ただ、ハイパーモダンな邸宅にお住いの ハイパーお嬢さまであることはよくわかる。

 

上の画像、右側の写真。

ピアノといういかにもブルジョワな小道具と一緒に写るボブヘアーのツヤコお嬢さま↑↑

 

だが、トマス・ピンコの天才的な直感(笑)で、

このツヤコお嬢さまを追っかけてみるとなにかわかるのではあるまいか? とおもった。

というか、

アマゾンでツヤコお嬢さま検索かけると

「ハイカラ食いしんぼう記」という いかにも食べ物テーマっぽいエッセイ集が登場するではないか。

 

で、読んでみると、ビンゴ。なのであった。

ちなみにツヤコお嬢さまは「ヱスキモ」でも「エスキーモ」でもなく、「エスキモー」とお書きになるのであった。

 

「エスキモー」はいつ出来たか(多分二、三年前だろう。銀座の喫茶店やレストランは大抵大正の末頃からたくさん新しいのが出来たから)、私にはその日以前に「エスキモー」に私なりの一、二年の歴史があった。

 それは「新橋ビューティ」というアイスクリームに関して。誰いうとなく、いつからか「新橋ビューティって食べた?」「エスキモーの新橋ビューティ知ってる?」という話が出た。それは今方々にあるクリームパフェとかその種のものに、外見は似ている。でも実物は似ても似つかない。

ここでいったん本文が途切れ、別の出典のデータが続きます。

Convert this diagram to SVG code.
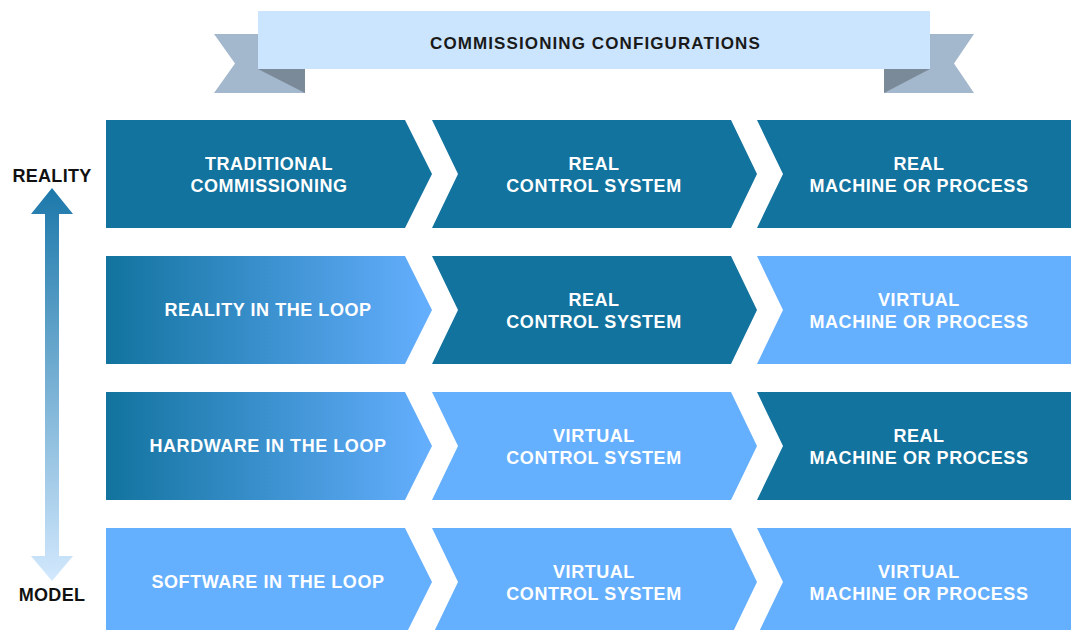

今喫茶店やどこかにあるアイスクリームは、みんなふわっとして、どろっとして、私は一年のうち一度ぐらいなにかの羽目で口にすることがあっても、みんな嫌いだ。その頃(昭和四年頃)にはおいしいアイスクリームが方々にあった。私の口感覚が変ったのではなく、今のはわずかの店をのぞいて、コーンスターチかゼラチンか、そういうものをまぜることがきまりだからだろう。アイスクリーム談義はあとに廻そう。

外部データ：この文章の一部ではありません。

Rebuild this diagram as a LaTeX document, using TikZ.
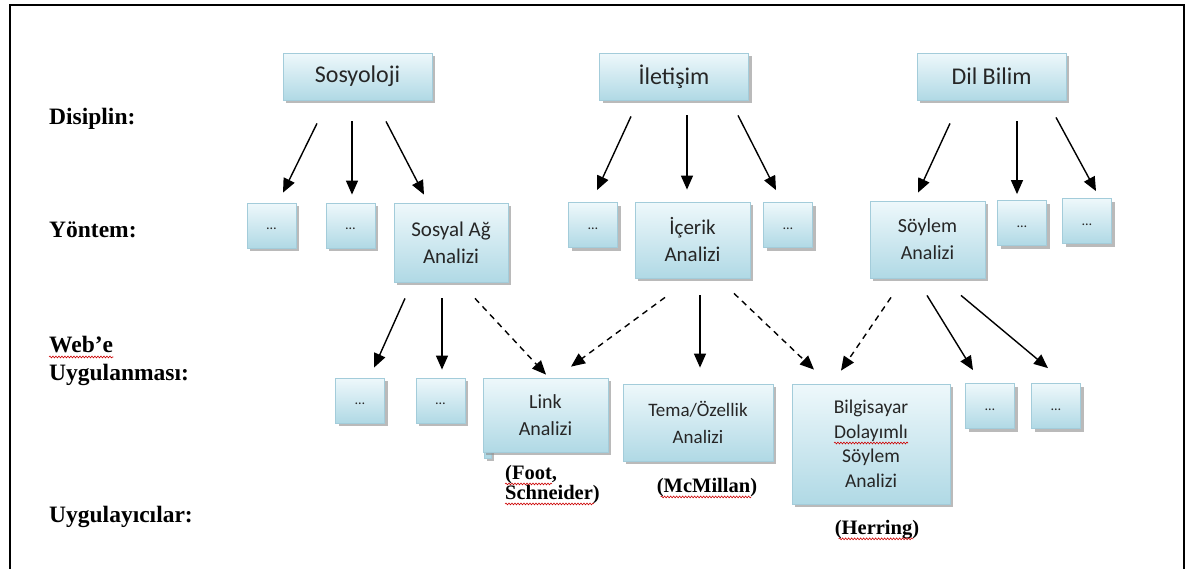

 新橋ビューティは、ヴァニラとストロベリーとチョコレートと、そして挽き茶との四種のアイスクリームが、縞のように色をグラスの外に見せてはいっている。それだけのことなのだが、一つ一つのアイスクリームがおいしいし、そのとりあわせが微妙で、ほんとうに「こんなおいしいもの生れて初めて」と思ったくらいだった。銀座に来ると、何かと言えば新橋ビューティのためにエスキモーに寄らないと気が済まない。夏冬行く御宿から東京に帰った時も、エスキモーで新橋ビューティを食べて初めて帰京した、と感じたくらいだった。

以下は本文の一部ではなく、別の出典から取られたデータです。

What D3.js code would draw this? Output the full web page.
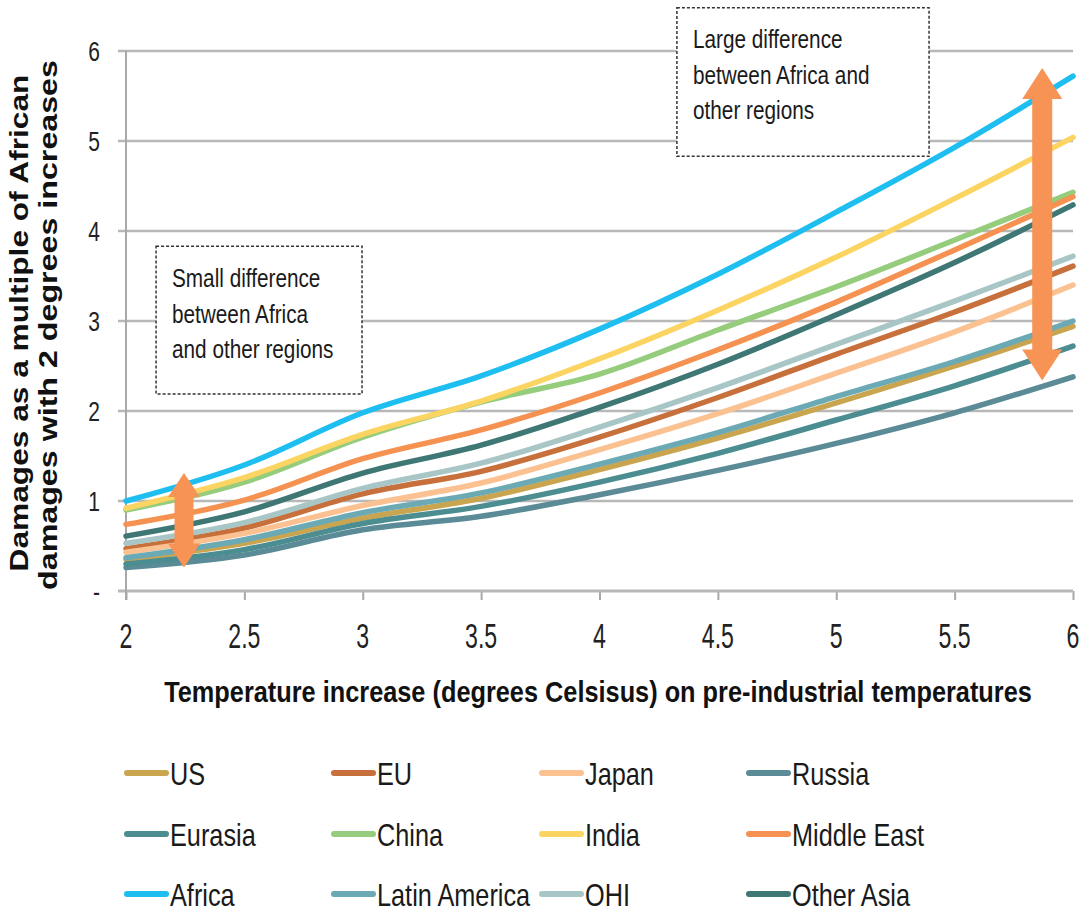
<!DOCTYPE html>
<html>
<head>
<meta charset="utf-8">
<script src="https://cdn.jsdelivr.net/npm/d3@7"></script>
<style>
  html, body { margin: 0; padding: 0; background: #fff; }
  svg { display: block; font-family: "Liberation Sans", Arial, sans-serif; }
</style>
</head>
<body>
<svg id="chart" width="1086" height="916"></svg>
<script>
// Temperature increase above pre-industrial (degrees C)
const temps = [2, 2.5, 3, 3.5, 4, 4.5, 5, 5.5, 6];

// Damages relative to African damages at +2 degrees, one array per region
const us           = [0.35, 0.53, 0.81, 1.03, 1.35, 1.70, 2.09, 2.50, 2.94];
const eu           = [0.47, 0.70, 1.08, 1.33, 1.71, 2.15, 2.63, 3.10, 3.61];
const japan        = [0.43, 0.64, 0.95, 1.20, 1.57, 1.97, 2.42, 2.88, 3.40];
const russia       = [0.26, 0.40, 0.68, 0.83, 1.07, 1.34, 1.64, 1.98, 2.38];
const eurasia      = [0.30, 0.46, 0.75, 0.94, 1.21, 1.53, 1.90, 2.28, 2.72];
const china        = [0.90, 1.21, 1.71, 2.10, 2.41, 2.90, 3.38, 3.90, 4.43];
const india        = [0.92, 1.26, 1.74, 2.11, 2.58, 3.12, 3.71, 4.36, 5.04];
const middleEast   = [0.74, 1.01, 1.47, 1.79, 2.20, 2.68, 3.21, 3.79, 4.38];
const africa       = [1.00, 1.40, 1.98, 2.39, 2.91, 3.52, 4.21, 4.93, 5.72];
const latinAmerica = [0.37, 0.57, 0.87, 1.09, 1.41, 1.76, 2.16, 2.55, 3.00];
const ohi          = [0.53, 0.76, 1.14, 1.42, 1.82, 2.26, 2.74, 3.22, 3.72];
const otherAsia    = [0.61, 0.88, 1.31, 1.62, 2.04, 2.52, 3.07, 3.65, 4.29];

const regionNames  = ["US", "EU", "Japan", "Russia", "Eurasia", "China", "India",
                      "Middle East", "Africa", "Latin America", "OHI", "Other Asia"];
const regionValues = [us, eu, japan, russia, eurasia, china, india,
                      middleEast, africa, latinAmerica, ohi, otherAsia];
const regionColors = ["#c9a550", "#c8703c", "#fbc191", "#5b8b96", "#4b8d90", "#95cd7d",
                      "#fbd462", "#f59251", "#1ebff0", "#6ba9b4", "#a9c6c6", "#3f7775"];

const xTicks = [2, 2.5, 3, 3.5, 4, 4.5, 5, 5.5, 6];
const yTicks = [0, 1, 2, 3, 4, 5, 6];
const yTickLabels = ["-", "1", "2", "3", "4", "5", "6"];

const series = regionNames.map((name, i) => ({
  name,
  color: regionColors[i],
  points: temps.map((t, j) => ({ t, v: regionValues[i][j] }))
}));

const svg = d3.select("#chart");
const x = d3.scaleLinear().domain([2, 6]).range([126, 1073]);
const y = d3.scaleLinear().domain([0, 6]).range([591, 51]);

// Text helper: condensed type via horizontal scaling
function label(parent, px, py, s, o) {
  return parent.append("text")
    .attr("transform", `translate(${px},${py}) scale(${o.sx || 1},1)`)
    .attr("text-anchor", o.anchor || "start")
    .attr("font-size", o.size)
    .attr("font-weight", o.weight || "normal")
    .attr("fill", o.fill || "#1a1a1a")
    .text(s);
}

// Text helper: squeeze a single line to a target width
function fitted(parent, cx, cy, s, width, o) {
  const t = parent.append("text")
    .attr("text-anchor", "middle")
    .attr("font-size", o.size)
    .attr("font-weight", o.weight || "normal")
    .attr("fill", o.fill || "#111")
    .text(s);
  const natural = t.node().getComputedTextLength();
  t.attr("transform", `translate(${cx},${cy}) rotate(${o.rotate || 0}) scale(${width / natural},1)`);
  return t;
}

// Horizontal gridlines
const grid = svg.append("g");
grid.selectAll("line").data(yTicks.filter(d => d > 0)).join("line")
  .attr("x1", 118).attr("x2", x(6))
  .attr("y1", d => y(d)).attr("y2", d => y(d))
  .attr("stroke", "#b8b8b8").attr("stroke-width", 2.5);

// X axis
const xAxis = svg.append("g").attr("transform", `translate(0,${y(0)})`)
  .call(d3.axisBottom(x).tickValues(xTicks).tickSize(9).tickFormat(""));
xAxis.select(".domain").remove();
xAxis.selectAll(".tick line").attr("stroke", "#a8a8a8").attr("stroke-width", 2);
xAxis.append("line").attr("x1", 118).attr("x2", x(6)).attr("y1", 0).attr("y2", 0)
  .attr("stroke", "#b8b8b8").attr("stroke-width", 3);

// Y axis line
const yAxis = svg.append("g").attr("transform", `translate(${x(2)},0)`)
  .call(d3.axisLeft(y).tickValues(yTicks).tickSize(0).tickFormat(""));
yAxis.select(".domain").attr("stroke", "#a8a8a8").attr("stroke-width", 2)
  .attr("d", `M0,${y(6)}V${y(0) + 9}`);

// Tick labels
xTicks.forEach(t => label(svg, x(t), 648, String(t), { size: 35, sx: 0.66, anchor: "middle", fill: "#222" }));
yTicks.forEach((t, i) => label(svg, 100, y(t) + 10, yTickLabels[i], { size: 28, sx: 0.75, anchor: "end", fill: "#222" }));

// Region lines
const line = d3.line().x(d => x(d.t)).y(d => y(d.v)).curve(d3.curveMonotoneX);
svg.append("g").selectAll("path").data(series).join("path")
  .attr("d", d => line(d.points))
  .attr("fill", "none")
  .attr("stroke", d => d.color)
  .attr("stroke-width", 5.5)
  .attr("stroke-linejoin", "round")
  .attr("stroke-linecap", "round");

// Double-headed arrows marking the spread between regions
function doubleArrow(cx, top, bottom, headLen, headHalf, shaftHalf, color) {
  const p = d3.path();
  p.moveTo(cx, top);
  p.lineTo(cx + headHalf, top + headLen);
  p.lineTo(cx + shaftHalf, top + headLen);
  p.lineTo(cx + shaftHalf, bottom - headLen);
  p.lineTo(cx + headHalf, bottom - headLen);
  p.lineTo(cx, bottom);
  p.lineTo(cx - headHalf, bottom - headLen);
  p.lineTo(cx - shaftHalf, bottom - headLen);
  p.lineTo(cx - shaftHalf, top + headLen);
  p.lineTo(cx - headHalf, top + headLen);
  p.closePath();
  svg.append("path").attr("d", p.toString()).attr("fill", color);
}
doubleArrow(x(2.245), y(1.31), y(0.26), 24, 16, 9.5, "#f79455");
doubleArrow(x(5.87), y(5.81), y(2.34), 31, 20, 10, "#f79455");

// Annotation boxes
function noteBox(x0, y0, x1, y1, lines, tx, ty) {
  const g = svg.append("g");
  g.append("rect").attr("x", x0).attr("y", y0).attr("width", x1 - x0).attr("height", y1 - y0)
    .attr("fill", "#fff").attr("stroke", "#333").attr("stroke-width", 1.5)
    .attr("stroke-dasharray", "3,2");
  lines.forEach((s, i) => label(g, tx, ty + i * 35.5, s, { size: 25, sx: 0.83, fill: "#1a1a1a" }));
}
noteBox(x(2.127), y(3.83), x(2.997), y(2.19),
  ["Small difference", "between Africa", "and other regions"], 172, 287);
noteBox(x(4.327), y(6.48), x(5.392), y(4.83),
  ["Large difference", "between Africa and", "other regions"], 693, 48);

// Axis titles
fitted(svg, 598, 702, "Temperature increase (degrees Celsisus) on pre-industrial temperatures", 868,
  { size: 30, weight: "bold" });
fitted(svg, 28, 323, "Damages as a multiple of African", 497, { size: 26, weight: "bold", rotate: -90 });
fitted(svg, 57, 325, "damages with 2 degrees increases", 530, { size: 26, weight: "bold", rotate: -90 });

// Legend: 4 columns x 3 rows
const colX = [124, 331, 539, 746];
const rowY = [773, 834, 894];
const legend = svg.append("g");
series.forEach((s, i) => {
  const cx = colX[i % 4], cy = rowY[Math.floor(i / 4)];
  legend.append("line").attr("x1", cx + 3).attr("x2", cx + 42).attr("y1", cy).attr("y2", cy)
    .attr("stroke", s.color).attr("stroke-width", 6).attr("stroke-linecap", "round");
  label(legend, cx + 46, cy + 12, s.name, { size: 32, sx: 0.79, fill: "#1a1a1a" });
});
</script>
</body>
</html>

(中公文庫、三宅艶子著「ハイカラ食いしんぼう記」153~155ページより)

 

はい。新橋ビューティの詳細がわかります。

(新橋ビューティに限らず 食べ物に関する記憶力に関して ツヤコお嬢さまは異常なほど詳細です)

 

戸川エマ先生のいう「モナミ」は間違いでしょう。

(インタビュアーのミスの可能性も高い)

 

まとめると――

◎銀座ビューティ

ヴァニラ、ストロベリー、チョコレート、挽き茶(今でいう抹茶?)四種のアイスクリームがグラスに入っている。

パフェ状で段々になっているらしい。

食感はさらっとしてきめ細かい口当たりであるらしい。

四種の味の組み合わせが絶妙。

外見も非常にきれいなものであるらしい。

ということがわかります。

 

どこかで食べられないものかしら?

と「新橋ビューティ」で検索したりしましたが、

でてくるのは新橋周辺のエステやら美容院やらばかり――……

 

□□□□□□□□

 

新橋ビューティ以外のところも、どれも楽しい本です。

自分の行ったことのある万平ホテルとか横浜ニューグランドとかの記述もあり、興味深かったです。

 

ただ……エスキモー問題。

「ヱスキモ」「エスキーモ」「エスキモー」

どれが正解なのか? 謎は残ります。